La sensazione che ho avuto è che Falcone e Borsellino più in là non potessero andare perchè erano disperatamente soli, senza alcuna protezione, se non la propria scorta, fatta di uomini, di singoli uomini, che credevano realmente in quel che facevano, sapendo di rischiare ogni giorno la vita.
Questa è la storia di  due grandi amici, che, sognavano di sconfiggere la Mafia,e, che per questo furono denigrati e uccisi, e,  dopo la morte, osannati; persone che, in un altro mondo, sarebbero definite normali, ma, che, nel nostro diventano, eroi.

lunedì 9 luglio 2012

La mia arma. Angela Barile.

                                     


Ringrazio Dio ogni giorno dell'amore per la lettura che mi ha donato.
Lui sapeva che mi sarebbe tornato utile; mentre io a 4 anni mi innamoravo delle parole lui era lì ad incoraggiarmi- Su Angela, continua così-mi diceva-i libri saranno la tua arma!.
Si, perchè ognuno di noi ne ha una, una capacità che lo aiuterà ad affrontare la vita: c'è chi è dotato di una profonda ironia, chi ha uno spiccato senso artistico, chi una naturale propensione all'egoismo, e, infine, chi, ha un profondo amore per qualcosa.

I libri, in effetti, mi hanno salvata più di una volta: da piccola quasi non me ne rendevo conto, sapevo, tuttavia, che la parola scritta mi apriva un nuovo mondo, era come una porta, che oltrepassavo quando ero triste, non mi sentivo capita, o, semplicemente quando, la realtà non mi bastava.
Tante cose nella vita non avrei potuto superare senza i libri e vi assicuro che non è un'esagearazione!
In un lavoro come il mio i libri mi hanno salvata nelle ore vuote e infinitamente lunghe di questo negozio/prigione, alcuni personaggi mi hanno soccorsa con una parola, una frase, e io ho colto sempre in essi quello che volevo sentirmi dire; alcuni sono stati un colpo di fulmine, altri ho imparato ad amarli pagina dopo pagina, di alcuni mi ha rapita un titolo, di altri l'immagine di una copertina, di altri ancora una citazione letta per caso su internet.
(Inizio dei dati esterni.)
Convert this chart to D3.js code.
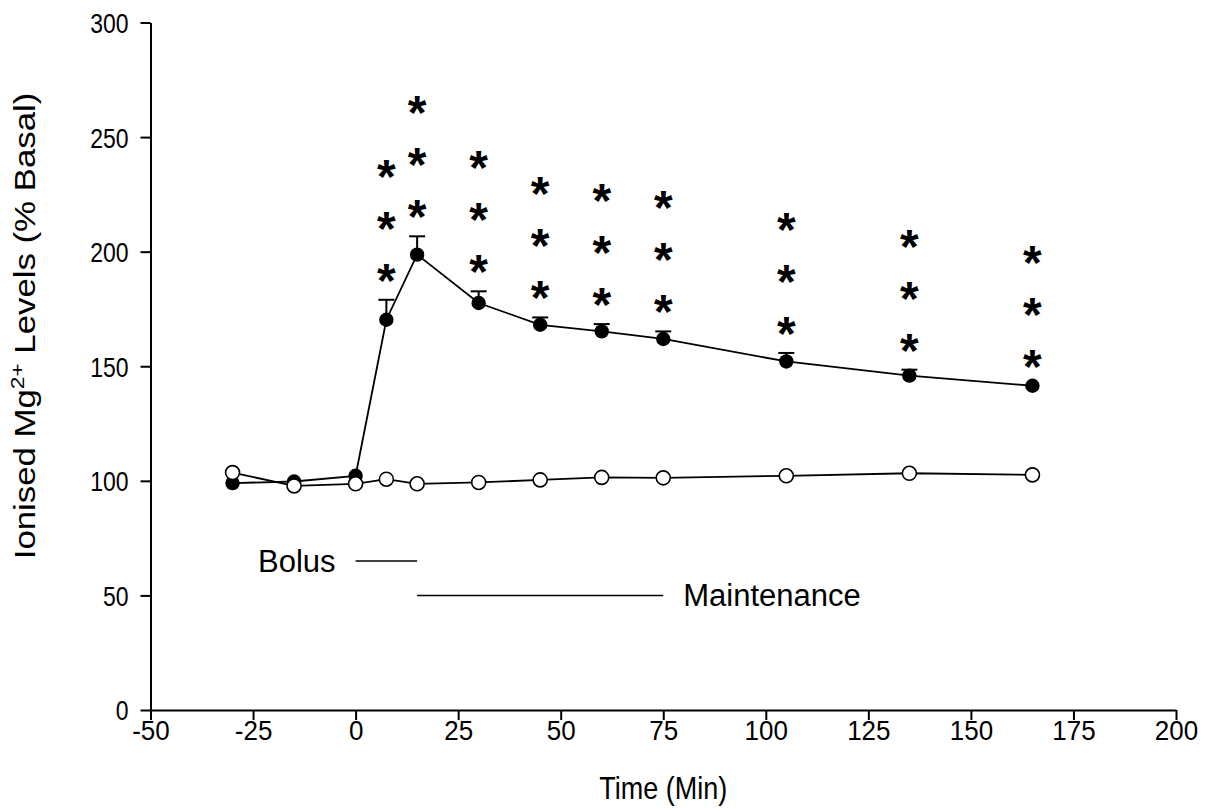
<!DOCTYPE html>
<html>
<head>
<meta charset="utf-8">
<script src="https://cdn.jsdelivr.net/npm/d3@7"></script>
<style>
	body { margin: 0; background: #fff; }
	svg text { font-family: "Liberation Sans", Arial, sans-serif; fill: #000; }
</style>
</head>
<body>
<div id="chart"></div>
<script>

// sampling times (min) relative to start of infusion
var times = [-30, -15, 0, 7.5, 15, 30, 45, 60, 75, 105, 135, 165];

// MgSO4 treated group, mean and SEM (% basal)
var mgTreated = [99.0, 99.7, 102.2, 170.3, 198.7, 177.6, 168.1, 165.2, 161.9, 152.1, 145.9, 141.5];
var mgTreatedSem = [0, 0, 0, 8.7, 8.0, 5.1, 3.2, 3.2, 3.3, 3.7, 2.6, 0];

// control group (% basal)
var mgControl = [103.6, 97.8, 98.7, 100.7, 98.7, 99.3, 100.4, 101.5, 101.3, 102.2, 103.3, 102.6];

// number of significance stars above each treated point
var starCount = [0, 0, 0, 3, 3, 3, 3, 3, 3, 3, 3, 3];

// infusion periods (min)
var bolusPeriod = [0, 15];
var maintPeriod = [15, 75];

var xTicks = [-50, -25, 0, 25, 50, 75, 100, 125, 150, 175, 200];
var yTicks = [0, 50, 100, 150, 200, 250, 300];

function makeChart() {

	var width = 1212, height = 809;

	var x = d3.scaleLinear()
		.domain([-50, 200])
		.range([150.5, 1176]);

	var y = d3.scaleLinear()
		.domain([0, 300])
		.range([710, 22.5]);

	var svg = d3.select("#chart")
		.append("svg")
		.attr("width", width)
		.attr("height", height);

	// plain hyphen for negatives, like the original
	var fmt = function(d) { return String(d); };

	// X axis
	var gx = svg.append("g")
		.attr("transform", "translate(0,710)")
		.call(d3.axisBottom(x).tickValues(xTicks).tickFormat(fmt).tickSize(10).tickSizeOuter(0));
	gx.attr("font-size", 26).attr("font-family", null);
	gx.selectAll("text")
		.attr("y", 30.5 / 1.08)
		.attr("dy", 0)
		.attr("transform", "scale(1,1.08)");

	// Y axis
	var gy = svg.append("g")
		.attr("transform", "translate(150.5,0)")
		.call(d3.axisLeft(y).tickValues(yTicks).tickFormat(fmt).tickSize(10).tickSizeOuter(0));
	gy.attr("font-size", 23).attr("font-family", null);
	gy.selectAll("text")
		.attr("x", -22)
		.attr("dy", "0.36em")
		.attr("transform", "scale(1,1.2)");

	svg.selectAll(".domain, .tick line")
		.attr("stroke", "#000")
		.attr("stroke-width", 2);

	// axis titles
	svg.append("text")
		.attr("transform", "translate(" + d3.mean(x.range()) + ",799) scale(1,1.15)")
		.attr("text-anchor", "middle")
		.attr("font-size", 27)
		.text("Time (Min)");

	var ylab = svg.append("text")
		.attr("transform", "translate(35,326) rotate(-90) scale(1.2,1)")
		.attr("text-anchor", "middle")
		.attr("font-size", 29);
	ylab.append("tspan").text("Ionised Mg");
	ylab.append("tspan").attr("font-size", "0.65em").attr("dy", "-0.6em").text("2+");
	ylab.append("tspan").attr("dy", "0.39em").text(" Levels (% Basal)");

	var treated = times.map(function(t, i) {
		return {t: t, v: mgTreated[i], sem: mgTreatedSem[i], stars: starCount[i]};
	});
	var control = times.map(function(t, i) {
		return {t: t, v: mgControl[i]};
	});

	var line = d3.line()
		.x(function(d) { return x(d.t); })
		.y(function(d) { return y(d.v); });

	// error bars (upper only)
	var eb = svg.append("g")
		.attr("stroke", "#000")
		.attr("stroke-width", 2)
		.selectAll("g")
		.data(treated.filter(function(d) { return d.sem > 0; }))
		.enter()
		.append("g");
	eb.append("line")
		.attr("x1", function(d) { return x(d.t); })
		.attr("x2", function(d) { return x(d.t); })
		.attr("y1", function(d) { return y(d.v); })
		.attr("y2", function(d) { return y(d.v + d.sem); });
	eb.append("line")
		.attr("x1", function(d) { return x(d.t) - 8; })
		.attr("x2", function(d) { return x(d.t) + 8; })
		.attr("y1", function(d) { return y(d.v + d.sem); })
		.attr("y2", function(d) { return y(d.v + d.sem); });

	// lines
	svg.append("path")
		.datum(treated)
		.attr("fill", "none")
		.attr("stroke", "#000")
		.attr("stroke-width", 1.8)
		.attr("d", line);

	svg.append("path")
		.datum(control)
		.attr("fill", "none")
		.attr("stroke", "#000")
		.attr("stroke-width", 1.8)
		.attr("d", line);

	// markers
	svg.selectAll(".treated")
		.data(treated)
		.enter()
		.append("circle")
		.attr("class", "treated")
		.attr("cx", function(d) { return x(d.t); })
		.attr("cy", function(d) { return y(d.v); })
		.attr("r", 7.2)
		.attr("fill", "#000");

	svg.selectAll(".control")
		.data(control)
		.enter()
		.append("circle")
		.attr("class", "control")
		.attr("cx", function(d) { return x(d.t); })
		.attr("cy", function(d) { return y(d.v); })
		.attr("r", 7)
		.attr("fill", "#fff")
		.attr("stroke", "#000")
		.attr("stroke-width", 1.6);

	// significance stars
	var starData = [];
	treated.forEach(function(d) {
		for (var k = 0; k < d.stars; k++) {
			starData.push({t: d.t, top: d.v + d.sem, k: k});
		}
	});
	svg.selectAll(".star")
		.data(starData)
		.enter()
		.append("text")
		.attr("class", "star")
		.attr("text-anchor", "middle")
		.attr("font-size", 48)
		.attr("font-weight", "bold")
		.attr("x", function(d) { return x(d.t); })
		.attr("y", function(d) { return y(d.top) - 3 - d.k * 52; })
		.text("*");

	// infusion bars
	svg.append("line")
		.attr("x1", x(bolusPeriod[0]))
		.attr("x2", x(bolusPeriod[1]))
		.attr("y1", y(65))
		.attr("y2", y(65))
		.attr("stroke", "#000")
		.attr("stroke-width", 1.5);
	svg.append("text")
		.attr("x", x(bolusPeriod[0]) - 20)
		.attr("y", y(65) + 11)
		.attr("text-anchor", "end")
		.attr("font-size", 31)
		.text("Bolus");

	svg.append("line")
		.attr("x1", x(maintPeriod[0]))
		.attr("x2", x(maintPeriod[1]))
		.attr("y1", y(50))
		.attr("y2", y(50))
		.attr("stroke", "#000")
		.attr("stroke-width", 1.5);
	svg.append("text")
		.attr("x", x(maintPeriod[1]) + 20)
		.attr("y", y(50) + 11)
		.attr("font-size", 31)
		.text("Maintenance");
}

makeChart();

</script>
</body>
</html>
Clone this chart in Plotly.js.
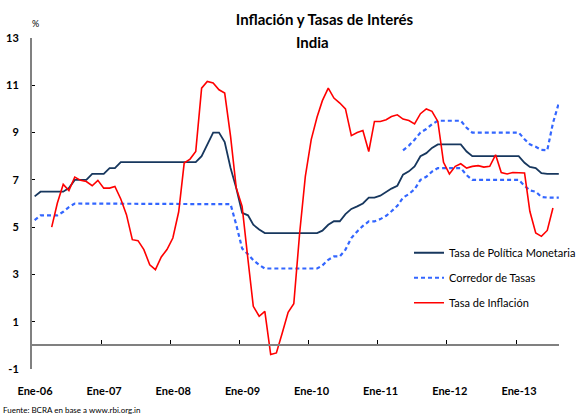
<!DOCTYPE html>
<html>
<head>
<meta charset="utf-8">
<script src="https://cdn.plot.ly/plotly-3.0.1.min.js"></script>
<style>
  html, body { margin: 0; padding: 0; background: #fff; }
  #chart { width: 581px; height: 414px; }
</style>
</head>
<body>
<div id="chart"></div>
<script>
// Monthly series, Jan 2006 - Aug 2013
const politica = [
  6.3, 6.5, 6.5, 6.5, 6.5, 6.5, 6.65, 7.0, 7.0, 7.0,
  7.25, 7.25, 7.25, 7.5, 7.5, 7.75, 7.75, 7.75, 7.75, 7.75,
  7.75, 7.75, 7.75, 7.75, 7.75, 7.75, 7.75, 7.75, 7.75, 8.0,
  8.5, 9.0, 9.0, 8.6, 7.5, 6.65, 5.6, 5.5, 5.1, 4.9,
  4.75, 4.75, 4.75, 4.75, 4.75, 4.75, 4.75, 4.75, 4.75, 4.75,
  4.85, 5.1, 5.25, 5.25, 5.55, 5.77, 5.88, 6.0, 6.25, 6.25,
  6.33, 6.5, 6.63, 6.75, 7.22, 7.36, 7.57, 8.0, 8.13, 8.35,
  8.5, 8.5, 8.5, 8.5, 8.5, 8.2, 8.0, 8.0, 8.0, 8.0,
  8.0, 8.0, 8.0, 8.0, 8.0, 7.72, 7.55, 7.5, 7.28, 7.25,
  7.25, 7.25
];
const corredorInf = [
  5.3, 5.5, 5.5, 5.5, 5.5, 5.65, 5.85, 6.0, 6.0, 6.0,
  6.0, 6.0, 6.0, 6.0, 6.0, 6.0, 6.0, 6.0, 6.0, 6.0,
  6.0, 6.0, 6.0, 6.0, 6.0, 6.0, 6.0, 6.0, 6.0, 6.0,
  6.0, 6.0, 6.0, 6.0, 5.97, 5.1, 4.1, 3.85, 3.6, 3.4,
  3.25, 3.25, 3.25, 3.25, 3.25, 3.25, 3.25, 3.25, 3.25, 3.25,
  3.38, 3.62, 3.76, 3.76, 4.05, 4.54, 4.82, 5.05, 5.24, 5.24,
  5.34, 5.48, 5.67, 5.9, 6.25, 6.4, 6.6, 7.0, 7.13, 7.35,
  7.5, 7.5, 7.5, 7.5, 7.5, 7.2, 7.0, 7.0, 7.0, 7.0,
  7.0, 7.0, 7.0, 7.0, 7.0, 6.75, 6.55, 6.5, 6.28, 6.25,
  6.25, 6.25
];
// Upper band starts May 2011 (month index 64)
const inicioSup = 64;
const corredorSup = [
  8.25, 8.45, 8.7, 9.0, 9.15, 9.35,
  9.5, 9.5, 9.5, 9.5, 9.5, 9.2, 9.0, 9.0, 9.0, 9.0,
  9.0, 9.0, 9.0, 9.0, 9.0, 8.72, 8.5, 8.4, 8.27, 8.25,
  9.4, 10.25
];
// Inflation starts Apr 2006 (month index 3), ends Jul 2013
const inicioInf = 3;
const inflacion = [
  5.0, 6.02, 6.81, 6.55, 7.12, 6.98, 6.93,
  6.75, 6.98, 6.65, 6.65, 6.72, 6.19, 5.53, 4.47, 4.43, 4.05,
  3.41, 3.2, 3.74, 4.05, 4.54, 5.65, 7.71, 7.88, 8.2, 10.88,
  11.16, 11.1, 10.81, 10.67, 8.84, 6.66, 5.88, 3.62, 1.65, 1.23,
  1.44, -0.39, -0.32, 0.52, 1.4, 1.76, 4.75, 7.15, 8.7, 9.66,
  10.35, 10.88, 10.46, 10.25, 10.0, 8.87, 9.0, 9.09, 8.2, 9.47,
  9.47, 9.54, 9.68, 9.75, 9.57, 9.51, 9.37, 9.8, 10.0, 9.9,
  9.47, 7.74, 7.25, 7.57, 7.68, 7.5, 7.57, 7.6, 7.54, 7.57,
  8.06, 7.31, 7.25, 7.31, 7.31, 7.29, 5.67, 4.75, 4.61, 4.86,
  5.81
];
const tickVals = ["2006-01-01","2007-01-01","2008-01-01","2009-01-01","2010-01-01","2011-01-01","2012-01-01","2013-01-01"];
const tickText = ["Ene-06","Ene-07","Ene-08","Ene-09","Ene-10","Ene-11","Ene-12","Ene-13"];
const yTicks = [-1, 1, 3, 5, 7, 9, 11, 13];

const meses = [];
for (let y = 2006; y <= 2013; y++) {
  for (let m = 1; m <= 12; m++) {
    if (y === 2013 && m > 8) break;
    meses.push(y + "-" + String(m).padStart(2, "0") + "-15");
  }
}

const F = "Lato, 'Open Sans', sans-serif";
const dotStyle = { color: "#3366FF", width: 2.2, dash: "4px,3px" };

const traces = [
  { x: meses, y: politica, type: "scatter", mode: "lines", name: "Tasa de Política Monetaria",
    legendgroup: "a", line: { color: "#17375E", width: 1.8 } },
  { x: meses, y: corredorInf, type: "scatter", mode: "lines", name: "Corredor de Tasas",
    legendgroup: "b", line: dotStyle },
  { x: meses.slice(inicioSup, inicioSup + corredorSup.length), y: corredorSup, type: "scatter", mode: "lines",
    name: "Corredor de Tasas", legendgroup: "b", showlegend: false, line: dotStyle },
  { x: meses.slice(inicioInf, inicioInf + inflacion.length), y: inflacion, type: "scatter", mode: "lines",
    name: "Tasa de Inflación", legendgroup: "c", line: { color: "#FF0000", width: 1.6 } }
];

const layout = {
  width: 581, height: 414,
  margin: { l: 32, r: 0, t: 38, b: 45 },
  paper_bgcolor: "#fff", plot_bgcolor: "#fff",
  font: { family: F, color: "#000", size: 11 },
  title: { text: "<b>Inflación y Tasas de Interés</b>", font: { family: F, size: 15, color: "#000" },
           x: 0.5585, xanchor: "center", y: 0.952, yanchor: "middle", xref: "container", yref: "container" },
  showlegend: true,
  legend: { x: 0.716, xanchor: "left", y: 0.395, yanchor: "top", bgcolor: "rgba(0,0,0,0)",
            font: { family: F, size: 11, color: "#000" }, traceorder: "grouped", tracegroupgap: 6 },
  xaxis: {
    type: "date", range: ["2006-01-01", "2013-08-16"],
    anchor: "free", position: 1 / 14,
    showline: true, linecolor: "#808080", linewidth: 2,
    showgrid: false, zeroline: false,
    ticks: "inside", ticklen: 4, tickwidth: 1, tickcolor: "#000",
    tickvals: tickVals, ticktext: tickText,
    tickfont: { family: F, size: 11, color: "#000", weight: "bold" },
    ticklabelstandoff: 35, ticklabelshift: 3
  },
  yaxis: {
    range: [-1, 13], tickvals: yTicks, ticktext: yTicks.map(String),
    showline: true, linecolor: "#808080", linewidth: 2,
    showgrid: false, zeroline: false,
    ticks: "inside", ticklen: 3, tickwidth: 1, tickcolor: "#000",
    tickfont: { family: F, size: 11, color: "#000", weight: "bold" },
    ticklabelstandoff: 9
  },
  annotations: [
    { text: "<b>India</b>", xref: "paper", yref: "paper", x: (324.5 - 32) / 549, y: 1 + (38 - 42) / 331,
      xanchor: "center", yanchor: "middle", showarrow: false, font: { family: F, size: 15, color: "#000" } },
    { text: "%", xref: "paper", yref: "paper", x: 4 / 549, y: 1 + (38 - 24) / 331,
      xanchor: "center", yanchor: "middle", showarrow: false, font: { family: F, size: 9, color: "#000" } },
    { text: "Fuente: BCRA en base a www.rbi.org.in", xref: "paper", yref: "paper", x: -32 / 549, y: -(409.5 - 369) / 331,
      xanchor: "left", yanchor: "middle", showarrow: false, font: { family: F, size: 8, color: "#000" } }
  ]
};

Plotly.newPlot("chart", traces, layout, { displayModeBar: false, staticPlot: true });
</script>
</body>
</html>
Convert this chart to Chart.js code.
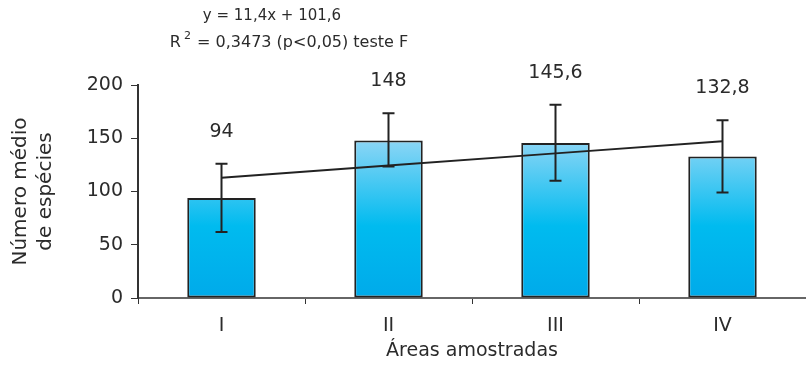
<!DOCTYPE html>
<html><head><meta charset="utf-8">
<script src="https://cdn.jsdelivr.net/npm/chart.js@4"></script>
<style>html,body{margin:0;padding:0;background:#fff}#wrap{width:806px;height:366px;position:relative}</style>
</head><body><div id="wrap"><canvas id="c" width="806" height="366"></canvas></div>
<script>
const categories = ['I', 'II', 'III', 'IV'];
const means = [94, 148, 145.6, 132.8];
const valueLabels = ['94', '148', '145,6', '132,8'];
const errHigh = [126, 173.5, 181.5, 167];
const errLow = [62, 123.5, 110, 99];
const trend = [113, 124.4, 135.8, 147.2];
const yTicks = [0, 50, 100, 150, 200];
const equation = 'y = 11,4x + 101,6';
const rText = ' = 0,3473 (p<0,05) teste F';
const FONT = '"DejaVu Sans", sans-serif';
const INK = '#2b2b2b';

const extras = {
  id: 'extras',
  afterDatasetsDraw(chart) {
    const ctx = chart.ctx, y = chart.scales.y, x = chart.scales.x;
    ctx.save();
    ctx.strokeStyle = '#222'; ctx.lineWidth = 2;
    categories.forEach((c, i) => {
      const px = x.getPixelForValue(i);
      const hi = y.getPixelForValue(errHigh[i]), lo = y.getPixelForValue(errLow[i]);
      ctx.beginPath();
      ctx.moveTo(px, hi); ctx.lineTo(px, lo);
      ctx.moveTo(px - 6, hi); ctx.lineTo(px + 6, hi);
      ctx.moveTo(px - 6, lo); ctx.lineTo(px + 6, lo);
      ctx.stroke();
      ctx.fillStyle = INK; ctx.font = '19px ' + FONT;
      ctx.textAlign = 'center'; ctx.textBaseline = 'middle';
      ctx.fillText(valueLabels[i], px, hi - 32);
    });
    // equation text
    ctx.fillStyle = INK; ctx.font = '15px ' + FONT;
    ctx.textAlign = 'center'; ctx.textBaseline = 'middle';
    ctx.fillText(equation, 272, 16);
    ctx.font = '16px ' + FONT;
    const wR = ctx.measureText('R').width;
    ctx.font = '11px ' + FONT;
    const w2 = ctx.measureText('2').width + 4;
    ctx.font = '16px ' + FONT;
    const wRest = ctx.measureText(rText).width;
    const total = wR + w2 + wRest;
    let sx = 289 - total / 2;
    ctx.textAlign = 'left';
    ctx.fillText('R', sx, 43);
    ctx.font = '11px ' + FONT;
    ctx.fillText('2', sx + wR + 3, 36);
    ctx.font = '16px ' + FONT;
    ctx.fillText(rText, sx + wR + w2, 43);
    ctx.restore();
  }
};

new Chart(document.getElementById('c'), {
  data: {
    labels: categories,
    datasets: [
      {
        type: 'bar', data: means,
        backgroundColor: (ctx) => {
          const ca = ctx.chart.chartArea;
          if (!ca) return '#00b4ee';
          const g = ctx.chart.ctx.createLinearGradient(0, ctx.chart.scales.y.getPixelForValue(150), 0, ca.bottom);
          g.addColorStop(0, '#8fd6f6');
          g.addColorStop(0.55, '#00bbef');
          g.addColorStop(1, '#00aaea');
          return g;
        },
        borderColor: '#222', borderWidth: 2, borderSkipped: false,
        barPercentage: 0.41, categoryPercentage: 1,
        order: 2
      },
      {
        type: 'line', data: trend,
        borderColor: '#222', borderWidth: 2, pointRadius: 0, fill: false, tension: 0,
        order: 1
      }
    ]
  },
  options: {
    responsive: false, animation: false, devicePixelRatio: 1,
    layout: { padding: { top: 85, right: 0, left: 0, bottom: 0 } },
    plugins: { legend: { display: false }, tooltip: { enabled: false } },
    scales: {
      x: {
        offset: true,
        grid: { display: true, offset: true, drawOnChartArea: false, tickLength: 6, color: '#333', lineWidth: 1 },
        border: { display: true, color: '#666', width: 2 },
        ticks: { color: INK, font: { family: FONT, size: 19 }, padding: 11 },
        title: { display: true, text: 'Áreas amostradas', color: INK, font: { family: FONT, size: 19 }, padding: { top: 2 } },
        afterFit(s) { s.height = 68; }
      },
      y: {
        min: 0, max: 200,
        afterBuildTicks(s) { s.ticks = yTicks.map(v => ({ value: v })); },
        grid: { display: true, drawOnChartArea: false, tickLength: 7, color: '#333', lineWidth: 1 },
        border: { display: true, color: '#333', width: 2 },
        ticks: { color: INK, font: { family: FONT, size: 19 }, padding: 8 },
        title: { display: true, text: ['Número médio', 'de espécies'], color: INK, font: { family: FONT, size: 20, lineHeight: 1.25 }, padding: { top: 8, bottom: 0 } },
        afterFit(s) { s.width = 138; }
      }
    }
  },
  plugins: [extras]
});
</script></body></html>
Quando il dolore, in certi giorni, è stato troppo forte, perdermi nelle pagine di un romanzo, è stato l'unico sollievo: arrivavano sempre in mio aiuto come angeli dal cielo, io li cercavo e loro apparivano sul mio cammino, come se fossero stati scritti solo per me tra milioni di esseri umani. Ognuno trova in un libro quello che cerca, libri che per me sono stati meravigliosi potrebbero dire poco o niente a qualcun altro, si arriva alle pagine di un romanzo con il proprio bagaglio, la propria personalità: io, per esempio mi sono sentita un numero primo nel romanzo di Paolo Giordano, orfana in "Fai bei sogni" di Gramellini, ho ritrovato il mio amore immaginato e sognato nelle lettere del romanzo di Grossman "Che tu sia per me il coltello" e potrei elencare un'infinita serie di titoli ancora e, probabilmente, non tutti saranno daccordo con me, molti avranno trovato questi libri noiosi,o, comunque , insignificanti.

Il potere e la magia della lettura è proprio questo, ognuno trova nei libri quello che serve, sono come una lampada di Aladino da accarezzare, un vaso di Pandora da aprire, dentro quelle pagine ci sei tu, innanzitutto, non una semplice storia, c'è quello che vuoi che ci sia.
So che posso sentire tutto questo solo perchè li amo, so che sembrerò una visionaria per chi legge poco o non legge affatto, ma chi mi conosce, potrà capire, anche se non condividere, queste parole con me.
Dopo tutto la lettura è la "mia " arma, ognuno, leggendo queste parole, forse, troverà la sua.